I’ve had a look around and going off of some old posts, getting real small caps programatically is difficult, perhaps even impossible. Is that still true? Faked small caps are just too ugly to be acceptable (and the font I’m using does have small caps).
If it’s not possible, I understand but as an alternative, perhaps adding the ability to give the specified initial number of words a special character style could be a workaround? (A bit of a kludge, admittedly, but I can reliably set small caps – or any other character decorations using that method.)
We experimented with using native small caps, font support allowing, from the Edit ▸ Transformations ▸ Make Small Caps menu command. It worked fine in Scrivener, but unfortunately Word reads typography differently from the Mac, and only a small subset of fonts worked with it. Ultimately the capability felt too unpredictable to be put into use.
That same underlying problem would be there for compile-based conversions as well. I fear we’d just end up with a lot of questions asking why when small caps is set, absolutely nothing happens—with the only reasonable answer being: try a bunch of different fonts and hope you find one you (a) like that (b) works.
Perhaps in an alternate perfect world where Word died off in the ’90s… well, I could stop there.

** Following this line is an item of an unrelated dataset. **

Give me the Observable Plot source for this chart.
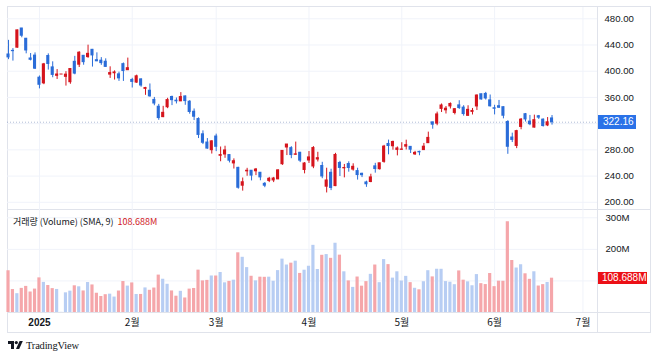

Well one thing worth noting is that Scrivener won’t remove typography unless the target font doesn’t support it. So one way of approaching this in a clean and flexible manner is:
Select the first few words in an example document in the Draft that would ordinarily get the setting applied to it.
Use the font palette to apply small caps typography to the selection.

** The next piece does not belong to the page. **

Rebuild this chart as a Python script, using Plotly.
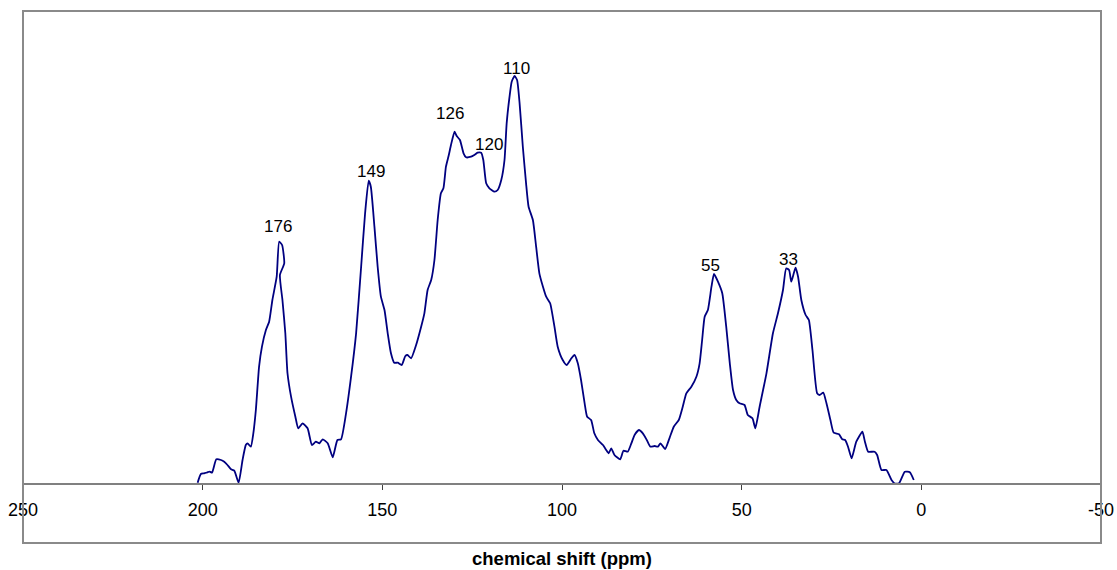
import plotly.graph_objects as go

# chemical shift (ppm) and intensity (arbitrary units)
shift_ppm = [
    201.4, 200.5, 199.6, 198.7, 198.0, 197.4, 196.2, 194.9, 194.0, 193.1,
    192.1, 191.2, 190.0, 188.9, 188.0, 187.5, 186.6, 185.9, 185.2, 184.3,
    183.5, 182.4, 181.5, 180.6, 179.4, 178.7, 177.9, 177.3, 178.5, 177.8,
    177.0, 176.4, 175.4, 174.2, 173.4, 172.2, 170.8, 169.6, 168.5, 167.5,
    166.6, 165.2, 163.8, 162.5, 161.5, 160.1, 158.7, 157.3, 155.9, 154.8,
    153.8, 153.2, 152.2, 151.3, 150.4, 149.4, 148.5, 147.6, 146.7, 145.7,
    144.6, 143.6, 143.0, 142.0, 140.6, 139.2, 138.3, 137.4, 136.4, 135.5,
    134.6, 133.7, 133.0, 132.3, 131.5, 130.9, 129.9, 129.3, 128.4, 127.4,
    126.7, 125.3, 124.4, 123.5, 122.5, 121.9, 121.1, 120.2, 118.8, 117.9,
    116.9, 116.0, 115.4, 114.6, 114.0, 113.2, 112.5, 111.8, 110.9, 110.0,
    109.3, 108.1, 107.2, 106.3, 105.3, 104.4, 103.3, 102.1, 101.2, 99.8,
    98.7, 97.4, 96.5, 95.6, 94.7, 93.7, 93.0, 91.9, 91.0, 90.0,
    88.6, 87.7, 87.0, 86.3, 85.4, 83.8, 82.9, 81.7, 80.7, 79.8,
    78.6, 77.5, 76.4, 75.4, 74.2, 73.3, 72.6, 71.3, 70.1, 68.9,
    67.5, 66.4, 65.4, 64.0, 62.6, 61.7, 61.0, 60.3, 59.4, 58.4,
    57.7, 56.6, 55.4, 54.3, 53.3, 52.4, 51.5, 50.6, 49.2, 48.3,
    47.0, 46.2, 45.0, 43.1, 41.3, 39.9, 38.5, 37.6, 36.8, 36.2,
    35.5, 35.0, 34.3, 33.4, 32.2, 31.3, 30.3, 29.0, 28.3, 27.3,
    26.4, 25.3, 24.4, 22.9, 22.0, 21.2, 20.4, 19.4, 18.1, 16.4,
    15.7, 14.8, 13.0, 12.3, 11.1, 9.7, 8.3, 7.4, 6.2, 4.6,
    3.2, 2.1,
]
intensity = [
    0.8, 9.5, 10.2, 11.2, 11.8, 10.8, 24.2, 23.5, 21.8, 18.5,
    14.2, 12.8, 0.8, 23.5, 38.5, 40.2, 36.8, 50.2, 73.5, 116.8,
    136.8, 153.5, 161.8, 183.5, 206.8, 241.8, 238.5, 220.2, 208.5, 183.5,
    150.5, 110.5, 86.8, 66.8, 55.2, 60.2, 55.2, 38.5, 41.8, 40.2,
    44.2, 40.2, 26.2, 43.5, 44.2, 70.2, 106.8, 150.2, 216.8, 270.2,
    302.8, 296.8, 256.8, 216.8, 186.8, 173.5, 150.2, 130.2, 120.8, 120.8,
    118.5, 127.5, 128.5, 125.2, 138.5, 156.8, 170.2, 193.5, 203.5, 223.5,
    263.5, 290.2, 295.2, 316.8, 328.5, 338.5, 351.8, 347.5, 343.5, 330.2,
    326.2, 326.8, 328.5, 330.8, 330.8, 323.5, 300.2, 295.2, 291.8, 293.5,
    303.5, 323.5, 360.2, 386.8, 401.8, 407.5, 403.5, 380.2, 336.8, 300.2,
    276.8, 263.5, 236.8, 210.2, 196.8, 186.8, 180.2, 156.8, 136.8, 123.5,
    118.5, 125.2, 128.5, 120.2, 103.5, 80.2, 66.8, 63.5, 50.2, 43.5,
    38.5, 33.5, 30.2, 35.2, 28.5, 24.2, 32.8, 31.8, 40.2, 48.5,
    53.5, 50.2, 43.5, 36.8, 37.5, 36.8, 40.2, 34.5, 45.2, 56.8,
    63.5, 76.8, 90.2, 96.8, 106.8, 120.2, 143.5, 166.8, 173.5, 196.8,
    209.5, 201.8, 190.2, 156.8, 120.2, 93.5, 83.5, 80.2, 78.5, 68.5,
    65.2, 55.2, 76.8, 110.2, 150.2, 170.2, 193.5, 215.2, 213.5, 201.8,
    210.2, 215.8, 206.8, 183.5, 168.5, 163.5, 133.5, 90.2, 88.5, 90.8,
    80.2, 63.5, 50.8, 49.2, 44.2, 43.5, 36.8, 25.2, 41.8, 51.8,
    41.8, 31.8, 31.8, 28.5, 13.5, 13.5, 3.5, 0.0, 0.2, 11.8,
    11.2, 3.5,
]

# peak labels: text, label position (ppm, intensity)
peak_labels = ["176", "149", "126", "120", "110", "55", "33"]
label_ppm = [179.0, 153.1, 131.1, 120.3, 112.6, 58.6, 36.9]
label_int = [257.5, 312.5, 370.5, 339.0, 415.2, 218.0, 224.0]

tick_vals = [250, 200, 150, 100, 50, 0, -50]
tick_text = ["250", "200", "150", "100", "50", "0", "-50"]

x_title = "chemical shift (ppm)"

FONT = "Arial, 'Liberation Sans', sans-serif"

fig = go.Figure()
fig.add_trace(go.Scatter(
    x=shift_ppm, y=intensity, mode="lines",
    line=dict(color="#000080", width=1.8, shape="spline", smoothing=0.5),
    hoverinfo="skip", showlegend=False,
))

for t, xp, yp in zip(peak_labels, label_ppm, label_int):
    fig.add_annotation(x=xp, y=yp, text=t, showarrow=False,
                       font=dict(family=FONT, size=17, color="black"),
                       xanchor="center", yanchor="middle")

fig.add_annotation(x=0.5, y=-0.030, xref="paper", yref="paper",
                   text="<b>" + x_title + "</b>", showarrow=False,
                   font=dict(family=FONT, size=18.5, color="black"),
                   xanchor="center", yanchor="middle")

# frame around plot area
fig.add_shape(type="rect", xref="paper", yref="paper", x0=0, y0=0, x1=1, y1=1,
              line=dict(color="#8a8a8a", width=2), layer="above")

fig.update_layout(
    width=1117, height=570,
    margin=dict(l=23, r=16, t=11, b=27, autoexpand=False),
    paper_bgcolor="white", plot_bgcolor="white",
    font=dict(family=FONT, color="black"),
    xaxis=dict(
        range=[250, -50], tickvals=tick_vals, ticktext=tick_text,
        showgrid=False, zeroline=False, automargin=False,
        showline=True, linecolor="#808080", linewidth=2,
        ticks="outside", ticklen=5, tickwidth=1, tickcolor="#404040",
        tickfont=dict(family=FONT, size=18, color="black"),
        anchor="free", position=59.5 / 532,
        ticklabelstandoff=5,
    ),
    yaxis=dict(range=[-59.5, 472.5], visible=False, showgrid=False,
               zeroline=False, fixedrange=True, automargin=False),
)

fig.write_html("out.html")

Use the Format ▸ Style ▸ New Style from Selection… menu command. Create this as a Character style that doesn’t adjust the font.
And that’s all you have to do for typical word processing output. A style will preserve the formatting attributes of the marked text, and leave that text marked with the named style in your word procecssor. This has two advantages:
Those that can handle small caps will probably be using them out of the box.
If it or the compile format doesn’t (.docx), no biggie. You have the text styled, which means you can go into the word processor’s style modification mechanism and apply the small caps to the style. (That said, does Pages not even support character styles?!)
The other advantage of using styles for this is that if you do not want small caps sometimes (say eBooks, which generally rely upon faking it), then you can adjust your compile settings to override what this style does.
Of course it means manually setting the text—but that’s how this is typically done anyway. Otherwise you can end up with awkward stuff like the first six words of a seven word sentence.